Gooch, who is also a History teacher at May’s Junior High and High School, said he had “no idea” that the school was going to have a softball team until it was confirmed just minutes after he finished coaching a girls basketball game a couple of months ago. Shortly after, Gooch said he simply asked the players afterward to “raise their hands” to see who was going to join.

“We anticipated growing pains, and (the girls) have accepted it,” said Gooch, who also steers the basketball, track and field and cross country programs. “They walk the halls happy, they come ready to go everyday, and they’re excited about this opportunity.

“They’ve bought into the ‘process and progress’ (motto), and we have to focus on how to improve in the next couple of seasons,” said Gooch, who is coaching at his fifth school in eight years with his only softball experience being an assistant for one season at Santo High School five years ago.

“Some of these girls haven’t even played softball before,” said Holster, a multi-sport athlete for the Lady Tigers who has played softball since she was 5 years old. “I feel all of us have improved in ways (since the start of the season).”

Holster’s statement was slowly inching toward justification, as her team showed signs of life and started to spark a rally that had the raucous Lady Tigers rocking the dugout in frenzied fashion like a caged tiger. Even Gooch showed some fire after his team scored five runs in the last two innings.

“I am a ruthlessly positive person, and I’m ‘loud, loud, loud,’ and scream at what they’re doing correct,” said Gooch, whose first gig was an assistant girls basketball coach at Dunbar High School in Fort Worth, after graduating from Angelo State University.

However, the Lady Tigers’ sudden excitement came to a screeching halt. A May batter was unable to score the winning run, as she grounded out to seal the victory for the opposing team. Ball game. Lady Tigers fall just short, 12-11, in a gutsy performance.

Searching for better days

Somber moods and emotions were visible when Gooch huddled his team next to the dugout for a post-game speech, reminding the girls that they played their hearts out.

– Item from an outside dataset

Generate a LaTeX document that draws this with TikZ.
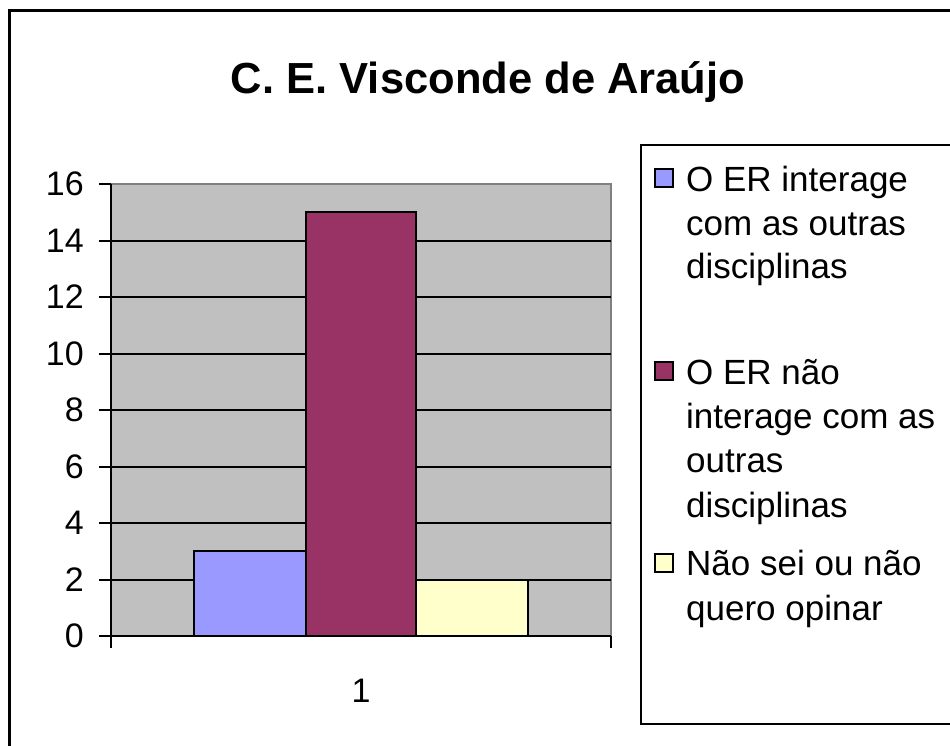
\documentclass[tikz,border=0pt]{standalone}
\usepackage{fontspec}
\setmainfont{Liberation Sans}
\definecolor{plotgray}{HTML}{C0C0C0}
\definecolor{bordergray}{HTML}{808080}
\definecolor{barblue}{HTML}{9999FF}
\definecolor{barpurple}{HTML}{993366}
\definecolor{baryellow}{HTML}{FFFFCC}
\begin{document}
\begin{tikzpicture}[x=1pt,y=-1pt,
  barbox/.style={draw=black,line width=2pt},
  gridline/.style={draw=black,line width=2pt},
  axisline/.style={draw=black,line width=2pt},
  ticklab/.style={anchor=east,inner sep=0pt,font=\fontsize{34}{40}\selectfont},
  legtext/.style={anchor=base west,inner sep=0pt,font=\fontsize{35}{44}\selectfont},
  legkey/.style={draw=black,line width=1.5pt,minimum size=18pt,inner sep=0pt}]
\useasboundingbox (0,0) rectangle (950,745);
\clip (0,0) rectangle (950,745);
\fill[white] (0,0) rectangle (950,745);
\draw[line width=3pt] (9,10) rectangle (1000,800);
% title
\node[anchor=base,inner sep=0pt,font=\bfseries\fontsize{43.5}{50}\selectfont] (title) at (488,93) {C. E. Visconde de Araújo};
% plot
\begin{scope}[shift={(0,636)},y=28.25pt]
  \fill[plotgray] (111,0) rectangle (611,16);
  \draw[bordergray,line width=2pt] (111,16) -- (611,16) -- (611,0);
  \foreach \v in {2,4,...,14} \draw[gridline] (111,\v) -- (611,\v);
  \draw[barbox,fill=barblue] (194,0) rectangle (306,3);
  \draw[barbox,fill=barpurple] (306,0) rectangle (416,15);
  \draw[barbox,fill=baryellow] (416,0) rectangle (528,2);
  \draw[axisline] (111,16) -- (111,0) -- (611,0);
  \foreach \v in {0,2,...,16} {
    \draw[axisline] (99,\v) -- (111,\v);
    \node[ticklab] (tick\v) at (84,\v) {\v};
  }
  \draw[axisline] (111,0) -- (111,-0.425);
  \draw[axisline] (611,0) -- (611,-0.425);
\end{scope}
\node[anchor=base,inner sep=0pt,font=\fontsize{34}{40}\selectfont] (cat1) at (361,702) {1};
% legend
\draw[line width=2pt] (641,145) rectangle (1000,724);
\node[legkey,fill=barblue] (key1) at (664,178) {};
\node[legkey,fill=barpurple] (key2) at (664,371) {};
\node[legkey,fill=baryellow] (key3) at (664,563) {};
\node[legtext] (l1a) at (686,191) {O ER interage};
\node[legtext] (l1b) at (686,235) {com as outras};
\node[legtext] (l1c) at (686,278) {disciplinas};
\node[legtext] (l2a) at (686,384) {O ER não};
\node[legtext] (l2b) at (686,428) {interage com as};
\node[legtext] (l2c) at (686,472) {outras};
\node[legtext] (l2d) at (686,517) {disciplinas};
\node[legtext] (l3a) at (686,575) {Não sei ou não};
\node[legtext] (l3b) at (686,620) {quero opinar};
\end{tikzpicture}
\end{document}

This demeanor by Gooch wasn’t seen in the beginning of the year, as he was somewhat shy and timid with his players — which he is usually not, as he often engages in banter with them, whether it’s making a silly joke of what they’re wearing or bopping them over the head in the hallways.

“I was more scared the first workout than the girls were. It was (because of that) sense of anticipation of, ‘Here we go,’” Gooch said. “I really had to do my homework on preparing them, and it’s been frustrating just not being able to feel like I’m doing so as well as they deserve.”

Said Holster: “We want to win. It’s not always there, but there’s always next time. We show up and compete and always give a positive attitude.”

Since their March 27 loss at Santa Anna, the Lady Tigers have fell victim to their next two opponents, Richland Springs and De Leon. They have five games remaining on the schedule, with Goldthwaite slated for Tuesday.

“High expectations are (expected) every game, and the girls have been on board and saying, ‘Let’s do this,’” Gooch said. “If I expect them to go 100 percent, I need to do the same.”

Gooch doesn’t like to bring attention toward himself. In fact, every game he has coached in his career, he informs the radio announcer to not call his name during team player and coach introductions, insisting that his players receive the praise and recognition only. He said his dream is to reach the state tournament, regardless of sport, and follow suit.

“That’s my goal. It’s because of them,” referring to his girls. “I just stand there and clap. They’re the ones who are doing the work.”